**The problem**
Transcribe the data in full and exactly, omitting any pictures.

**Information supplied**
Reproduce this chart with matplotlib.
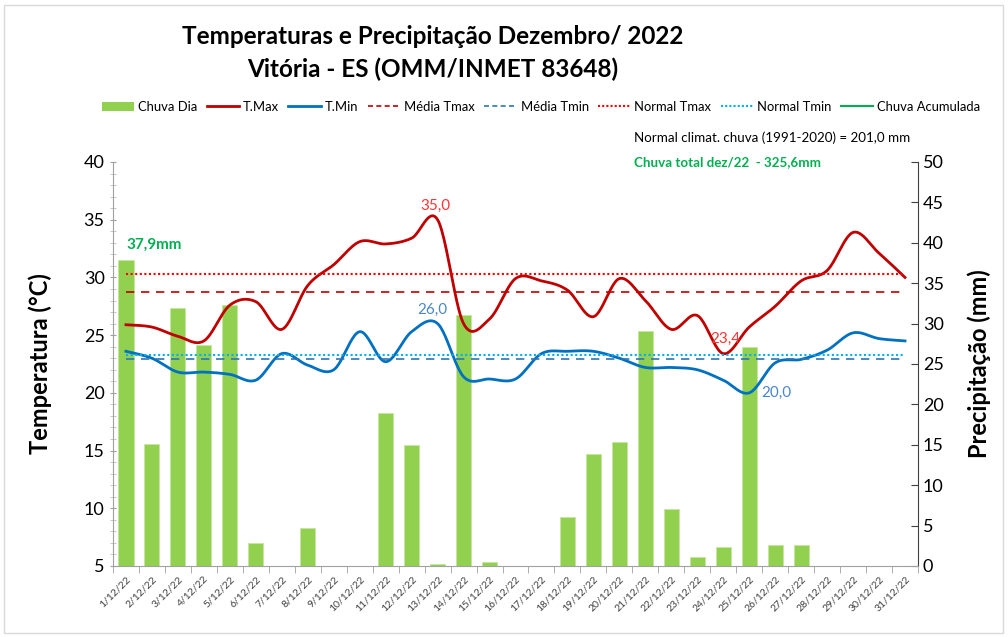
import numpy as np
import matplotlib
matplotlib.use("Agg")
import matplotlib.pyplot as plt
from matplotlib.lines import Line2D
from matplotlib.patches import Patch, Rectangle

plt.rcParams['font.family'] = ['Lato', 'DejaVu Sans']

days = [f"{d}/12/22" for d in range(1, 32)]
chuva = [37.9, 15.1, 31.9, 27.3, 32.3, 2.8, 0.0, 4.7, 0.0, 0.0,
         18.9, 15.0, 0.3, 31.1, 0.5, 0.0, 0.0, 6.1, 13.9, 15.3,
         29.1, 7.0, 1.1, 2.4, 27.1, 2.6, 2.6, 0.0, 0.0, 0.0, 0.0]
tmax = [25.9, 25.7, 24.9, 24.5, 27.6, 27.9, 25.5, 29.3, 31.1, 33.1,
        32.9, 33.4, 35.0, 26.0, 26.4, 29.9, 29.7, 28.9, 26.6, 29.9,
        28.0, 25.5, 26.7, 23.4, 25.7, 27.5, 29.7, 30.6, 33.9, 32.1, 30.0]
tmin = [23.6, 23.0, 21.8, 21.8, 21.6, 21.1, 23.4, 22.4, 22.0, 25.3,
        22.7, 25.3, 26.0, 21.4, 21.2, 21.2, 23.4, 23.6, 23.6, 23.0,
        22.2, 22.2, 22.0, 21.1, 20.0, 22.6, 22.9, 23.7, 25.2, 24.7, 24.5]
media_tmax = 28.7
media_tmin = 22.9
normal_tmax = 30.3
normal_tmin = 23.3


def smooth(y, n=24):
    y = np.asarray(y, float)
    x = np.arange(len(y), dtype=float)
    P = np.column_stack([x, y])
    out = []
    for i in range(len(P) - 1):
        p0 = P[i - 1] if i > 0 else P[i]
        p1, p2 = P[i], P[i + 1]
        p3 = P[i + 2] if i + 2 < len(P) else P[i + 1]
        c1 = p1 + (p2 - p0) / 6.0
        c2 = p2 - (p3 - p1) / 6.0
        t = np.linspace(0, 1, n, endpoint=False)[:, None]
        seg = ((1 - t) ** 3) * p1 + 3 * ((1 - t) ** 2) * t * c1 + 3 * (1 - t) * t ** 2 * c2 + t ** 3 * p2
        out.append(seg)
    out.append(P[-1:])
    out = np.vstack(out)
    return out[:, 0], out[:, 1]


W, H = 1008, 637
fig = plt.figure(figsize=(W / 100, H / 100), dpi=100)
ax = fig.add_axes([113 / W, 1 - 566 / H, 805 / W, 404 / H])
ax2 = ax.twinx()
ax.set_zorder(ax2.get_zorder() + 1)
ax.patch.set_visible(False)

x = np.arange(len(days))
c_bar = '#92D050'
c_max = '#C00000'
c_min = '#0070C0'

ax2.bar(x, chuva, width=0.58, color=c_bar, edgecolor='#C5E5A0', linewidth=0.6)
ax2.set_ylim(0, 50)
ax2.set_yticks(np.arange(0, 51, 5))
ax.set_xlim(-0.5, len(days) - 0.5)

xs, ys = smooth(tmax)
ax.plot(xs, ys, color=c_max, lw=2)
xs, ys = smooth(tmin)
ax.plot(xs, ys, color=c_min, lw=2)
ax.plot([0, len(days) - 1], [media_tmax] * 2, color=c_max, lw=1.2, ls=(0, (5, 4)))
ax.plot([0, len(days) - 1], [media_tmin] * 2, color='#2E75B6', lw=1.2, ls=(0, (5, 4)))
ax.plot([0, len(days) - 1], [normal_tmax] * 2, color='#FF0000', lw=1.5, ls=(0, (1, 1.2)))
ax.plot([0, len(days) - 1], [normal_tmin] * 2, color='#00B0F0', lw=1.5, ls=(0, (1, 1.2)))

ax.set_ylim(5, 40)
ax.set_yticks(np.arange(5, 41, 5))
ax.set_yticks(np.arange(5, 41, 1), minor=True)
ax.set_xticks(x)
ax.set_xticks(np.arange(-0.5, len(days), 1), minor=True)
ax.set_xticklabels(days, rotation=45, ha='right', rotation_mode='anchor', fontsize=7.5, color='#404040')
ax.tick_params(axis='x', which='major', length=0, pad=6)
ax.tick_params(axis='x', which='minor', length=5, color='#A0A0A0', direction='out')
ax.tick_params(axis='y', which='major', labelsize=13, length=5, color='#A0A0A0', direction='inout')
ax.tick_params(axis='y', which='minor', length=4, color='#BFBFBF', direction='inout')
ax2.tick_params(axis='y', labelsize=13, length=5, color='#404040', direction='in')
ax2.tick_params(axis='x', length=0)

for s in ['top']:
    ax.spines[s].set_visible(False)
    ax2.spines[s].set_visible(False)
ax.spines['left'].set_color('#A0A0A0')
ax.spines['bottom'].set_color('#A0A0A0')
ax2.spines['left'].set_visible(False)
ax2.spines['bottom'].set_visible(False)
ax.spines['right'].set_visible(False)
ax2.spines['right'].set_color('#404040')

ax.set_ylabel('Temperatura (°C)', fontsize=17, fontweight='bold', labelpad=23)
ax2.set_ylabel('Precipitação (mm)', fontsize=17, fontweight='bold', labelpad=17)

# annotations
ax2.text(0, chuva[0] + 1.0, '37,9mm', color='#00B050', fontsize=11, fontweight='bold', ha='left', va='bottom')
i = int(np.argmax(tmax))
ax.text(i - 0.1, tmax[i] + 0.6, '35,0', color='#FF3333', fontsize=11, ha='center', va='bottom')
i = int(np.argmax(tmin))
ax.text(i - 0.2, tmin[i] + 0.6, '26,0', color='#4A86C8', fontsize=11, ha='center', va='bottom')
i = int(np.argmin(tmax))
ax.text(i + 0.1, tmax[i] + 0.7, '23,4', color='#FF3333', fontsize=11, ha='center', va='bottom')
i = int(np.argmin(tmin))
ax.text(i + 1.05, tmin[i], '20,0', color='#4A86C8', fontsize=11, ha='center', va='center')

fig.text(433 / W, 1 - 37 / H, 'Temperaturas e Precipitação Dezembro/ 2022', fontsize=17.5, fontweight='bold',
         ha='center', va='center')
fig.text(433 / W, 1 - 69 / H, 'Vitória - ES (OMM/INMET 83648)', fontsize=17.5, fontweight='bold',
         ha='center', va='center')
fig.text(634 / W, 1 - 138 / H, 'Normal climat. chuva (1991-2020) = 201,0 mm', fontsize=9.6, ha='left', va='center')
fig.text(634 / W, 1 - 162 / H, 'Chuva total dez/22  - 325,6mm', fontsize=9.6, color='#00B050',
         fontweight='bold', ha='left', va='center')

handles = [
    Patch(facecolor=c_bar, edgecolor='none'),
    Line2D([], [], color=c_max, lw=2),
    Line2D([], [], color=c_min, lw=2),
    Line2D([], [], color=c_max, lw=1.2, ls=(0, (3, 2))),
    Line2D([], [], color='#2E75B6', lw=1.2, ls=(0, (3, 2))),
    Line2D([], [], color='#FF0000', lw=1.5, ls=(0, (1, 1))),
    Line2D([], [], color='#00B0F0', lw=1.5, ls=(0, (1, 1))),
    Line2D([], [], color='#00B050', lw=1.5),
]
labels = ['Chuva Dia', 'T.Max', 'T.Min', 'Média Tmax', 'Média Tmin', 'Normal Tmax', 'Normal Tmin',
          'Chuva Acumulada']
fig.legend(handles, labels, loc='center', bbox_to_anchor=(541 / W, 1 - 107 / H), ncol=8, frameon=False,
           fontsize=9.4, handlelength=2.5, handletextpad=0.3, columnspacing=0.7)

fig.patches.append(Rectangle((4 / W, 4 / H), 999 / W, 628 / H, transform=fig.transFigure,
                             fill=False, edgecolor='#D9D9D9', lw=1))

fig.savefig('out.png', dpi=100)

**Full answer**
Reproduce this chart with matplotlib.
import numpy as np
import matplotlib
matplotlib.use("Agg")
import matplotlib.pyplot as plt
from matplotlib.lines import Line2D
from matplotlib.patches import Patch, Rectangle

plt.rcParams['font.family'] = ['Lato', 'DejaVu Sans']

days = [f"{d}/12/22" for d in range(1, 32)]
chuva = [37.9, 15.1, 31.9, 27.3, 32.3, 2.8, 0.0, 4.7, 0.0, 0.0,
         18.9, 15.0, 0.3, 31.1, 0.5, 0.0, 0.0, 6.1, 13.9, 15.3,
         29.1, 7.0, 1.1, 2.4, 27.1, 2.6, 2.6, 0.0, 0.0, 0.0, 0.0]
tmax = [25.9, 25.7, 24.9, 24.5, 27.6, 27.9, 25.5, 29.3, 31.1, 33.1,
        32.9, 33.4, 35.0, 26.0, 26.4, 29.9, 29.7, 28.9, 26.6, 29.9,
        28.0, 25.5, 26.7, 23.4, 25.7, 27.5, 29.7, 30.6, 33.9, 32.1, 30.0]
tmin = [23.6, 23.0, 21.8, 21.8, 21.6, 21.1, 23.4, 22.4, 22.0, 25.3,
        22.7, 25.3, 26.0, 21.4, 21.2, 21.2, 23.4, 23.6, 23.6, 23.0,
        22.2, 22.2, 22.0, 21.1, 20.0, 22.6, 22.9, 23.7, 25.2, 24.7, 24.5]
media_tmax = 28.7
media_tmin = 22.9
normal_tmax = 30.3
normal_tmin = 23.3


def smooth(y, n=24):
    y = np.asarray(y, float)
    x = np.arange(len(y), dtype=float)
    P = np.column_stack([x, y])
    out = []
    for i in range(len(P) - 1):
        p0 = P[i - 1] if i > 0 else P[i]
        p1, p2 = P[i], P[i + 1]
        p3 = P[i + 2] if i + 2 < len(P) else P[i + 1]
        c1 = p1 + (p2 - p0) / 6.0
        c2 = p2 - (p3 - p1) / 6.0
        t = np.linspace(0, 1, n, endpoint=False)[:, None]
        seg = ((1 - t) ** 3) * p1 + 3 * ((1 - t) ** 2) * t * c1 + 3 * (1 - t) * t ** 2 * c2 + t ** 3 * p2
        out.append(seg)
    out.append(P[-1:])
    out = np.vstack(out)
    return out[:, 0], out[:, 1]


W, H = 1008, 637
fig = plt.figure(figsize=(W / 100, H / 100), dpi=100)
ax = fig.add_axes([113 / W, 1 - 566 / H, 805 / W, 404 / H])
ax2 = ax.twinx()
ax.set_zorder(ax2.get_zorder() + 1)
ax.patch.set_visible(False)

x = np.arange(len(days))
c_bar = '#92D050'
c_max = '#C00000'
c_min = '#0070C0'

ax2.bar(x, chuva, width=0.58, color=c_bar, edgecolor='#C5E5A0', linewidth=0.6)
ax2.set_ylim(0, 50)
ax2.set_yticks(np.arange(0, 51, 5))
ax.set_xlim(-0.5, len(days) - 0.5)

xs, ys = smooth(tmax)
ax.plot(xs, ys, color=c_max, lw=2)
xs, ys = smooth(tmin)
ax.plot(xs, ys, color=c_min, lw=2)
ax.plot([0, len(days) - 1], [media_tmax] * 2, color=c_max, lw=1.2, ls=(0, (5, 4)))
ax.plot([0, len(days) - 1], [media_tmin] * 2, color='#2E75B6', lw=1.2, ls=(0, (5, 4)))
ax.plot([0, len(days) - 1], [normal_tmax] * 2, color='#FF0000', lw=1.5, ls=(0, (1, 1.2)))
ax.plot([0, len(days) - 1], [normal_tmin] * 2, color='#00B0F0', lw=1.5, ls=(0, (1, 1.2)))

ax.set_ylim(5, 40)
ax.set_yticks(np.arange(5, 41, 5))
ax.set_yticks(np.arange(5, 41, 1), minor=True)
ax.set_xticks(x)
ax.set_xticks(np.arange(-0.5, len(days), 1), minor=True)
ax.set_xticklabels(days, rotation=45, ha='right', rotation_mode='anchor', fontsize=7.5, color='#404040')
ax.tick_params(axis='x', which='major', length=0, pad=6)
ax.tick_params(axis='x', which='minor', length=5, color='#A0A0A0', direction='out')
ax.tick_params(axis='y', which='major', labelsize=13, length=5, color='#A0A0A0', direction='inout')
ax.tick_params(axis='y', which='minor', length=4, color='#BFBFBF', direction='inout')
ax2.tick_params(axis='y', labelsize=13, length=5, color='#404040', direction='in')
ax2.tick_params(axis='x', length=0)

for s in ['top']:
    ax.spines[s].set_visible(False)
    ax2.spines[s].set_visible(False)
ax.spines['left'].set_color('#A0A0A0')
ax.spines['bottom'].set_color('#A0A0A0')
ax2.spines['left'].set_visible(False)
ax2.spines['bottom'].set_visible(False)
ax.spines['right'].set_visible(False)
ax2.spines['right'].set_color('#404040')

ax.set_ylabel('Temperatura (°C)', fontsize=17, fontweight='bold', labelpad=23)
ax2.set_ylabel('Precipitação (mm)', fontsize=17, fontweight='bold', labelpad=17)

# annotations
ax2.text(0, chuva[0] + 1.0, '37,9mm', color='#00B050', fontsize=11, fontweight='bold', ha='left', va='bottom')
i = int(np.argmax(tmax))
ax.text(i - 0.1, tmax[i] + 0.6, '35,0', color='#FF3333', fontsize=11, ha='center', va='bottom')
i = int(np.argmax(tmin))
ax.text(i - 0.2, tmin[i] + 0.6, '26,0', color='#4A86C8', fontsize=11, ha='center', va='bottom')
i = int(np.argmin(tmax))
ax.text(i + 0.1, tmax[i] + 0.7, '23,4', color='#FF3333', fontsize=11, ha='center', va='bottom')
i = int(np.argmin(tmin))
ax.text(i + 1.05, tmin[i], '20,0', color='#4A86C8', fontsize=11, ha='center', va='center')

fig.text(433 / W, 1 - 37 / H, 'Temperaturas e Precipitação Dezembro/ 2022', fontsize=17.5, fontweight='bold',
         ha='center', va='center')
fig.text(433 / W, 1 - 69 / H, 'Vitória - ES (OMM/INMET 83648)', fontsize=17.5, fontweight='bold',
         ha='center', va='center')
fig.text(634 / W, 1 - 138 / H, 'Normal climat. chuva (1991-2020) = 201,0 mm', fontsize=9.6, ha='left', va='center')
fig.text(634 / W, 1 - 162 / H, 'Chuva total dez/22  - 325,6mm', fontsize=9.6, color='#00B050',
         fontweight='bold', ha='left', va='center')

handles = [
    Patch(facecolor=c_bar, edgecolor='none'),
    Line2D([], [], color=c_max, lw=2),
    Line2D([], [], color=c_min, lw=2),
    Line2D([], [], color=c_max, lw=1.2, ls=(0, (3, 2))),
    Line2D([], [], color='#2E75B6', lw=1.2, ls=(0, (3, 2))),
    Line2D([], [], color='#FF0000', lw=1.5, ls=(0, (1, 1))),
    Line2D([], [], color='#00B0F0', lw=1.5, ls=(0, (1, 1))),
    Line2D([], [], color='#00B050', lw=1.5),
]
labels = ['Chuva Dia', 'T.Max', 'T.Min', 'Média Tmax', 'Média Tmin', 'Normal Tmax', 'Normal Tmin',
          'Chuva Acumulada']
fig.legend(handles, labels, loc='center', bbox_to_anchor=(541 / W, 1 - 107 / H), ncol=8, frameon=False,
           fontsize=9.4, handlelength=2.5, handletextpad=0.3, columnspacing=0.7)

fig.patches.append(Rectangle((4 / W, 4 / H), 999 / W, 628 / H, transform=fig.transFigure,
                             fill=False, edgecolor='#D9D9D9', lw=1))

fig.savefig('out.png', dpi=100)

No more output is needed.